Points for reflection
- Too 'highly aroused'.  On Saturday my best race was the final one of the day, when I was mentally tired.  Didn't try to think too much and just on with it, and seemed to do better as a result.  On Sunday, my best race was when I was called back for being OCS, started in last and as a result all expectation on result was lifted.  Came through the fleet to get 3rd (nearly 2nd).  Not sure why I was wound up, perhaps putting all of this stuff public on a blog isn't helping!
- Mixed boat handling.  Very noticeable that the event winner had much smoother boat handling, especially on mark roundings.  I lost count of the number of times I worked hard to get an inside overlap and then lost a place through a poor rounding.  But at least it is something that can be worked on easily.
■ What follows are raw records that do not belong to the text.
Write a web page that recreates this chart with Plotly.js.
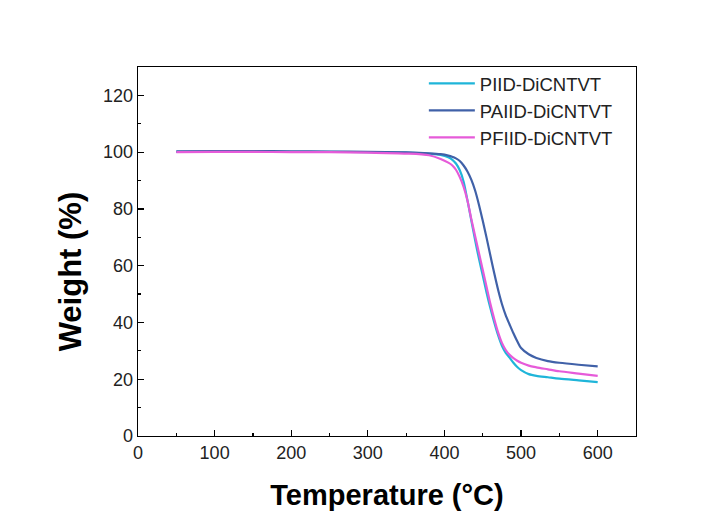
<!DOCTYPE html>
<html>
<head>
<meta charset="utf-8">
<script src="https://cdn.plot.ly/plotly-3.0.1.min.js"></script>
<style>
  html, body { margin: 0; padding: 0; background: #ffffff; }
  #chart { width: 724px; height: 516px; }
</style>
</head>
<body>
<div id="chart"></div>
<script>
// TGA curves: residual weight (%) versus temperature (°C)
const temperature = [50, 100, 150, 200, 250, 300, 350, 380, 395, 405, 410, 415, 420, 425, 430, 435,
  440, 445, 450, 455, 460, 465, 470, 475, 480, 485, 490, 495, 500, 510, 520, 535, 550, 575, 600];

const weightPIID = [100.1, 100.2, 100.2, 100.1, 100.1, 100.0, 99.8, 99.4, 99.0, 98.2, 97.4, 96.0, 93.6, 89.6, 83.0, 76.0,
  69.0, 62.5, 56.5, 50.5, 45.0, 40.0, 35.5, 31.8, 29.3, 27.6, 25.8, 24.3, 23.2, 21.8, 21.2, 20.7, 20.2, 19.6, 19.0];

const weightPAIID = [100.3, 100.4, 100.4, 100.3, 100.2, 100.1, 99.9, 99.6, 99.3, 98.8, 98.4, 97.8, 96.9, 95.3, 93.2, 90.3,
  86.5, 81.5, 75.8, 69.8, 63.5, 57.3, 51.5, 46.5, 42.5, 39.3, 36.2, 33.4, 31.0, 28.8, 27.5, 26.4, 25.8, 25.1, 24.5];

const weightPFIID = [100.0, 100.1, 100.1, 100.0, 100.0, 99.8, 99.5, 98.9, 97.6, 96.3, 95.4, 93.8, 91.2, 87.8, 83.0, 76.5,
  70.5, 64.5, 58.5, 52.5, 46.5, 41.2, 36.5, 32.8, 30.3, 28.6, 27.4, 26.5, 25.8, 24.8, 24.2, 23.5, 22.8, 22.0, 21.2];

const seriesNames = ['PIID-DiCNTVT', 'PAIID-DiCNTVT', 'PFIID-DiCNTVT'];
const seriesColors = ['#1fb5d9', '#4061a8', '#e65bd9'];
const seriesValues = [weightPIID, weightPAIID, weightPFIID];

const xTickVals = [0, 100, 200, 300, 400, 500, 600];
const yTickVals = [0, 20, 40, 60, 80, 100, 120];

const FONT = 'Liberation Sans, Arial, sans-serif';

const traces = seriesValues.map((vals, i) => ({
  x: temperature,
  y: vals,
  type: 'scatter',
  mode: 'lines',
  name: seriesNames[i],
  line: { color: seriesColors[i], width: 2.2, shape: 'spline', smoothing: 0.8 }
}));

const layout = {
  width: 724,
  height: 516,
  paper_bgcolor: '#ffffff',
  plot_bgcolor: '#ffffff',
  margin: { l: 138, r: 88, t: 67, b: 80 },
  showlegend: true,
  legend: {
    x: 0.574, xanchor: 'left',
    y: 1.006, yanchor: 'top',
    bgcolor: 'rgba(0,0,0,0)',
    borderwidth: 0,
    font: { family: FONT, size: 18.5, color: '#222222' },
    tracegroupgap: 0,
    itemwidth: 46
  },
  xaxis: {
    range: [0, 650],
    tickvals: xTickVals,
    ticktext: xTickVals.map(String),
    ticks: 'inside',
    ticklen: 6,
    tickwidth: 1.2,
    tickcolor: '#000000',
    minor: { ticks: 'inside', dtick: 50, tick0: 0, ticklen: 3, tickwidth: 1.2, tickcolor: '#000000' },
    showline: true,
    linecolor: '#000000',
    linewidth: 1.3,
    mirror: true,
    showgrid: false,
    zeroline: false,
    tickfont: { family: FONT, size: 18, color: '#222222' },
    title: {
      text: '<b>Temperature (°C)</b>',
      font: { family: FONT, size: 29, color: '#000000' },
      standoff: 22
    }
  },
  yaxis: {
    range: [0, 130],
    tickvals: yTickVals,
    ticktext: yTickVals.map(String),
    ticks: 'inside',
    ticklen: 6,
    tickwidth: 1.2,
    tickcolor: '#000000',
    minor: { ticks: 'inside', dtick: 10, tick0: 0, ticklen: 3, tickwidth: 1.2, tickcolor: '#000000' },
    showline: true,
    linecolor: '#000000',
    linewidth: 1.3,
    mirror: true,
    showgrid: false,
    zeroline: false,
    tickfont: { family: FONT, size: 18, color: '#222222' }
  },
  annotations: [{
    // y-axis title, set slightly below the axis midpoint
    text: '<b>Weight (%)</b>',
    xref: 'paper', yref: 'paper',
    x: -0.136, y: 0.447,
    xanchor: 'center', yanchor: 'middle',
    textangle: -90,
    showarrow: false,
    font: { family: FONT, size: 31, color: '#000000' }
  }]
};

Plotly.newPlot('chart', traces, layout, { displayModeBar: false, staticPlot: true });
</script>
</body>
</html>
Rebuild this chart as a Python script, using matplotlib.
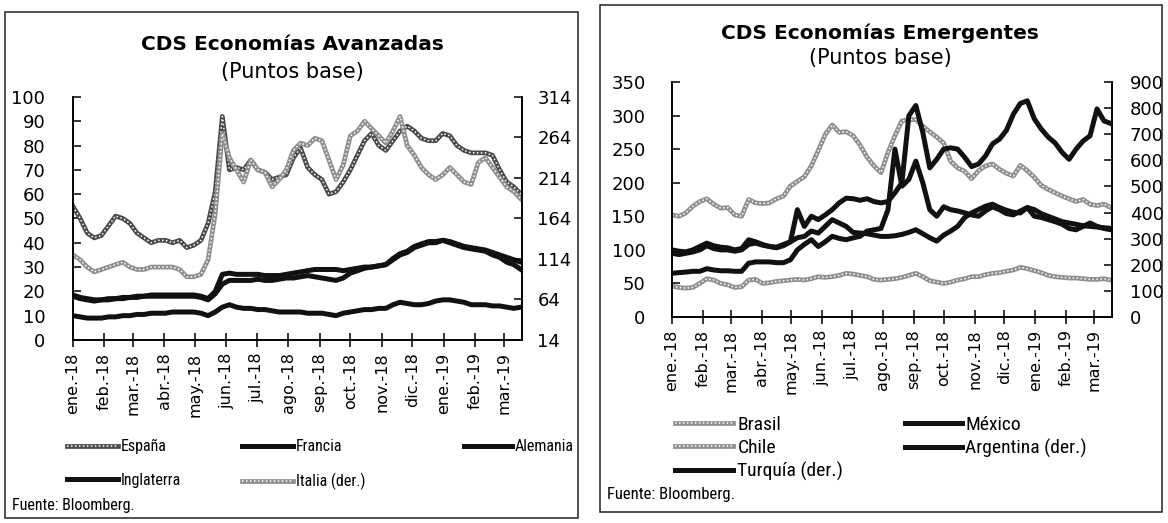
import numpy as np
import pandas as pd
import matplotlib
matplotlib.use("Agg")
import matplotlib.pyplot as plt
from matplotlib.legend_handler import HandlerTuple
from matplotlib.patches import Rectangle

plt.rcParams['font.family'] = ['DejaVu Sans']

# observaciones semanales (lunes)
fechas = pd.date_range('2018-01-01', '2019-03-18', freq='7D')
fin = pd.Timestamp('2019-03-19')

meses = pd.date_range('2018-01-01', '2019-03-01', freq='MS')
meses_lbl = ['ene.-18', 'feb.-18', 'mar.-18', 'abr.-18', 'may.-18', 'jun.-18',
             'jul.-18', 'ago.-18', 'sep.-18', 'oct.-18', 'nov.-18', 'dic.-18',
             'ene.-19', 'feb.-19', 'mar.-19']

# --- economias avanzadas (pb) ---
espana = [55, 50, 44, 42, 43, 47, 51, 50, 48, 44,
          42, 40, 41, 41, 40, 41, 38, 39, 41, 48,
          61, 92, 70, 71, 70, 74, 70, 69, 66, 67,
          68, 75, 79, 71, 68, 66, 60, 61, 65, 70,
          76, 82, 85, 80, 78, 82, 86, 88, 86, 83,
          82, 82, 85, 84, 80, 78, 77, 77, 77, 76,
          70, 65, 63, 60]
francia = [18.5, 17.5, 17, 16.5, 16.5, 17, 17, 17.5, 17.5, 18,
           18, 18.5, 18.5, 18.5, 18.5, 18.5, 18.5, 18.5, 18, 17,
           20, 27, 27.5, 27, 27, 27, 27, 26.5, 26.5, 26.5,
           27, 27.5, 28, 28.5, 29, 29, 29, 29, 28.5, 29,
           29.5, 30, 30, 30.5, 31, 33, 35, 36, 38, 39,
           40, 40, 41, 40, 39, 38, 37.5, 37, 36.5, 35,
           34, 32, 31, 29]
alemania = [10, 9.5, 9, 9, 9, 9.5, 9.5, 10, 10, 10.5,
            10.5, 11, 11, 11, 11.5, 11.5, 11.5, 11.5, 11, 10,
            11.5, 13.5, 14.5, 13.5, 13, 13, 12.5, 12.5, 12, 11.5,
            11.5, 11.5, 11.5, 11, 11, 11, 10.5, 10, 11, 11.5,
            12, 12.5, 12.5, 13, 13, 14.5, 15.5, 15, 14.5, 14.5,
            15, 16, 16.5, 16.5, 16, 15.5, 14.5, 14.5, 14.5, 14,
            14, 13.5, 13, 13.5]
inglaterra = [18, 17, 16.5, 16, 16.5, 16.5, 17, 17, 17.5, 17.5,
              18, 18, 18, 18, 18, 18, 18, 18, 17.5, 16.5,
              19, 23, 24.5, 24.5, 24.5, 24.5, 25, 24.5, 24.5, 25,
              25.5, 25.5, 26, 26.5, 26, 25.5, 25, 24.5, 25.5, 27.5,
              28.5, 29.5, 30, 30.5, 31, 33.5, 35.5, 36.5, 38.5, 39.5,
              40.5, 40.5, 41, 40.5, 39.5, 38.5, 38, 37.5, 37, 36,
              35, 34, 33, 32]
italia = [119, 113, 104, 98, 101, 104, 107, 110, 104, 101,
          101, 104, 104, 104, 104, 101, 92, 92, 95, 113,
          170, 269, 239, 224, 209, 236, 224, 221, 203, 212,
          224, 248, 257, 254, 263, 260, 236, 212, 230, 266,
          272, 284, 275, 266, 257, 272, 290, 254, 242, 227,
          218, 212, 218, 227, 218, 209, 206, 233, 239, 227,
          215, 203, 197, 188]

# --- economias emergentes (pb) ---
brasil = [152, 150, 155, 165, 172, 176, 168, 162, 163, 152,
          150, 175, 170, 169, 170, 176, 180, 195, 202, 209,
          225, 248, 272, 286, 275, 276, 270, 256, 238, 225,
          215, 245, 270, 292, 294, 294, 284, 276, 268, 259,
          232, 222, 217, 206, 218, 225, 228, 220, 214, 210,
          226, 218, 208, 196, 190, 185, 180, 176, 172, 175,
          168, 166, 168, 163]
chile = [46, 44, 43, 44, 50, 57, 55, 50, 48, 44,
         45, 55, 56, 50, 51, 53, 54, 55, 56, 55,
         57, 60, 59, 60, 62, 65, 64, 62, 60, 56,
         55, 56, 57, 59, 62, 65, 60, 54, 52, 50,
         52, 55, 57, 60, 60, 63, 65, 66, 68, 70,
         74, 72, 69, 66, 62, 60, 59, 58, 58, 57,
         56, 56, 57, 55]
mexico = [100, 98, 97, 100, 105, 110, 106, 104, 103, 100,
          102, 115, 112, 108, 105, 104, 108, 112, 118, 120,
          128, 125, 135, 145, 140, 135, 126, 125, 124, 122,
          120, 120, 121, 123, 126, 130, 124, 118, 113, 122,
          128, 135, 148, 155, 160, 165, 168, 163, 159, 156,
          155, 163, 160, 154, 150, 146, 142, 140, 138, 136,
          135, 134, 133, 132]
argentina = [244, 239, 244, 249, 257, 273, 262, 257, 257, 252,
             257, 278, 283, 275, 270, 265, 273, 288, 411, 347,
             386, 373, 391, 411, 437, 455, 453, 447, 453, 442,
             437, 442, 476, 514, 771, 810, 707, 571, 604, 643,
             648, 643, 612, 576, 586, 617, 663, 681, 715, 777,
             818, 828, 759, 720, 689, 666, 630, 604, 643, 674,
             694, 797, 751, 741]
turquia = [167, 170, 172, 175, 175, 185, 180, 177, 177, 175,
           175, 206, 211, 211, 211, 208, 208, 219, 257, 278,
           296, 270, 288, 309, 301, 296, 303, 309, 329, 334,
           339, 411, 643, 501, 527, 597, 514, 411, 386, 422,
           411, 406, 399, 391, 386, 406, 422, 411, 396, 391,
           406, 419, 386, 381, 373, 365, 355, 339, 334, 347,
           360, 347, 339, 334]

NEGRO = '#111111'
GRIS = '#8f8f8f'
GRIS_OSC = '#4a4a4a'
ANGOSTA = ['Roboto Condensed', 'Roboto', 'DejaVu Sans']


def linea_gris(ax, x, y, color):
    base, = ax.plot(x, y, color=color, lw=3.4, solid_joinstyle='round')
    trama, = ax.plot(x, y, color='white', lw=1.1, linestyle=(0, (1, 1.6)))
    return (base, trama)


def linea_negra(ax, x, y):
    ln, = ax.plot(x, y, color=NEGRO, lw=3.6, solid_joinstyle='round')
    return ln


def formato(ax, ax2, yl, yr, yt, yrt, pad_izq, pad_der):
    ax.set_xlim(fechas[0], fin)
    ax.set_ylim(*yl)
    ax.set_yticks(yt)
    ax2.set_ylim(*yr)
    ax2.set_yticks(yrt)
    ax.set_xticks(meses)
    ax.set_xticklabels(meses_lbl, rotation=90, fontsize=11.5)
    ax.tick_params(axis='x', direction='inout', length=10, width=1.1, pad=4)
    ax.tick_params(axis='y', direction='in', length=6, width=1.1,
                   labelsize=13, pad=pad_izq)
    ax2.tick_params(axis='y', direction='in', length=6, width=1.1,
                    labelsize=13, pad=pad_der)
    for a in (ax, ax2):
        a.spines['top'].set_visible(False)
        for s in ('left', 'right', 'bottom'):
            a.spines[s].set_linewidth(1.2)


fig = plt.figure(figsize=(11.68, 5.23), dpi=100)

# marcos
fig.patches.append(Rectangle((0.0043, 0.0096), 0.4906, 0.9675, transform=fig.transFigure,
                             fill=False, lw=1.1, ec='#222222'))
fig.patches.append(Rectangle((0.5137, 0.021), 0.481, 0.969, transform=fig.transFigure,
                             fill=False, lw=1.1, ec='#222222'))

# ---------------- panel izquierdo ----------------
ax = fig.add_axes([0.0625, 0.35, 0.3844, 0.4646])
ax2 = ax.twinx()
h_esp = linea_gris(ax, fechas, espana, GRIS_OSC)
h_ing = linea_negra(ax, fechas, inglaterra)
h_fra = linea_negra(ax, fechas, francia)
h_ale = linea_negra(ax, fechas, alemania)
h_ita = linea_gris(ax2, fechas, italia, GRIS)
formato(ax, ax2, (0, 100), (14, 314), np.arange(0, 101, 10), np.arange(14, 315, 50), 20, 11)

fig.text(0.25, 0.914, 'CDS Economías Avanzadas', ha='center', va='center',
         fontsize=14.5, fontweight='bold')
fig.text(0.25, 0.862, '(Puntos base)', ha='center', va='center', fontsize=15)

leg_kw = dict(frameon=False, loc='upper left', handletextpad=0.2, borderpad=0,
              borderaxespad=0, handler_map={tuple: HandlerTuple(ndivide=1, pad=0)})
fig.legend([h_esp, h_ing], ['España', 'Inglaterra'], bbox_to_anchor=(0.057, 0.16),
           labelspacing=1.15, handlelength=3.2, prop=dict(family=ANGOSTA, size=11.5), **leg_kw)
fig.legend([h_fra, h_ita], ['Francia', 'Italia (der.)'], bbox_to_anchor=(0.207, 0.16),
           labelspacing=1.15, handlelength=3.2, prop=dict(family=ANGOSTA, size=11.5), **leg_kw)
fig.legend([h_ale], ['Alemania'], bbox_to_anchor=(0.397, 0.16),
           handlelength=3.0, prop=dict(family=ANGOSTA, size=11.5), **leg_kw)
fig.text(0.0103, 0.034, 'Fuente: Bloomberg.', fontsize=11.5, family=ANGOSTA, va='center')

# ---------------- panel derecho ----------------
bx = fig.add_axes([0.5753, 0.3939, 0.3767, 0.4493])
bx2 = bx.twinx()
h_bra = linea_gris(bx, fechas, brasil, GRIS)
h_chi = linea_gris(bx, fechas, chile, GRIS)
h_mex = linea_negra(bx, fechas, mexico)
h_arg = linea_negra(bx2, fechas, argentina)
h_tur = linea_negra(bx2, fechas, turquia)
formato(bx, bx2, (0, 350), (0, 900), np.arange(0, 351, 50), np.arange(0, 901, 100), 19, 13)

fig.text(0.7534, 0.937, 'CDS Economías Emergentes', ha='center', va='center',
         fontsize=14.5, fontweight='bold')
fig.text(0.7534, 0.889, '(Puntos base)', ha='center', va='center', fontsize=15)

fig.legend([h_bra, h_chi, h_tur], ['Brasil', 'Chile', 'Turquía (der.)'],
           bbox_to_anchor=(0.578, 0.205), labelspacing=0.25, handlelength=3.0,
           prop=dict(family=ANGOSTA, size=14), **leg_kw)
fig.legend([h_mex, h_arg], ['México', 'Argentina (der.)'],
           bbox_to_anchor=(0.775, 0.205), labelspacing=0.25, handlelength=2.9,
           prop=dict(family=ANGOSTA, size=14), **leg_kw)
fig.text(0.52, 0.055, 'Fuente: Bloomberg.', fontsize=12, family=ANGOSTA, va='center')

fig.savefig('out.png', dpi=100)
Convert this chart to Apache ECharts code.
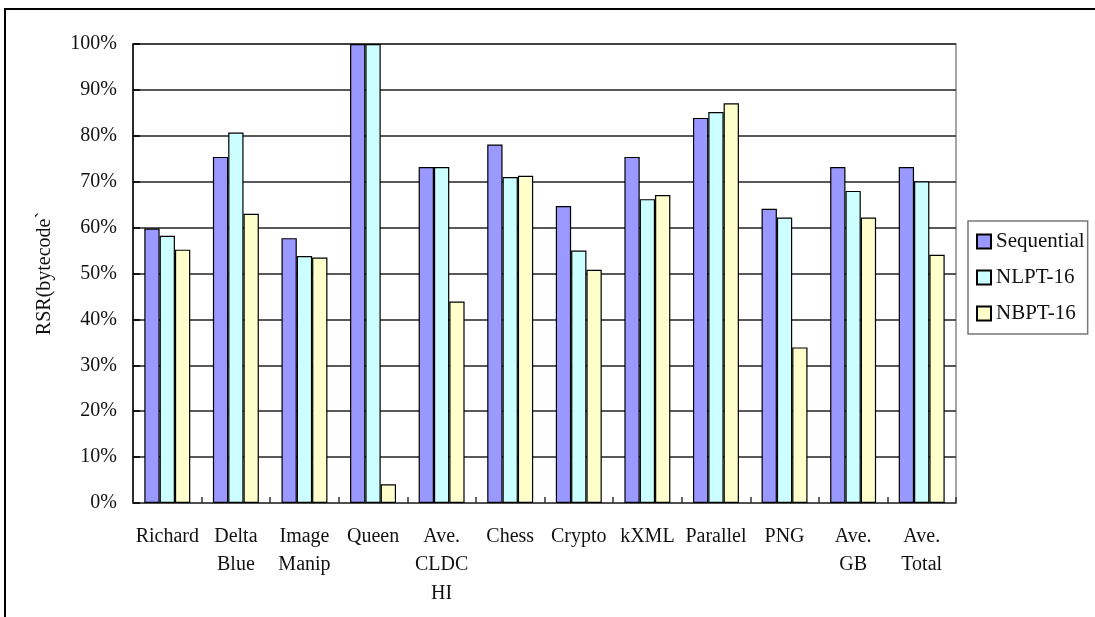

- Mixed decision making on strategy.  There were times when I knew the right thing to do, but got carried away with tactical situations.  For example on the Saturday it always paid to go left on the run (more wind), but I went right twice to protect wind and lost multiple boats in the process.  Big picture would have been better.
- Never got to grips with the wind.  It was all over the place and difficult to read, and very different to the sailing I'm used to.  Started to improve by reading the wind on water, and looking at other boats/flags (many thanks for the tip Tim!), but never had it dialled.  Will be consulting Steve C in due course, as to the best approach for shifty lake winds.
- More mixed decision making on tactics.  There were a couple of boat-on-boat decisions that were rash.  For example, I tried to nip inside Martin (481) on a downwind leg whilst overpowered on a broad reach - it was always a 30/70 idea, and would have been far better to hang back and wait for a better opportunity.  Ended up with the leech in front of the mast, skewing to windward and fouling the boat I was trying to overtake - not good for either me or my 300 brethren.
- Still need to get sorted on changing gears.  Being pent up leads to tight sheeting and over-pointing, not fast!

So a good deal to reflect on, and some new areas to practice.  Can't wait for the next open, most likely in June.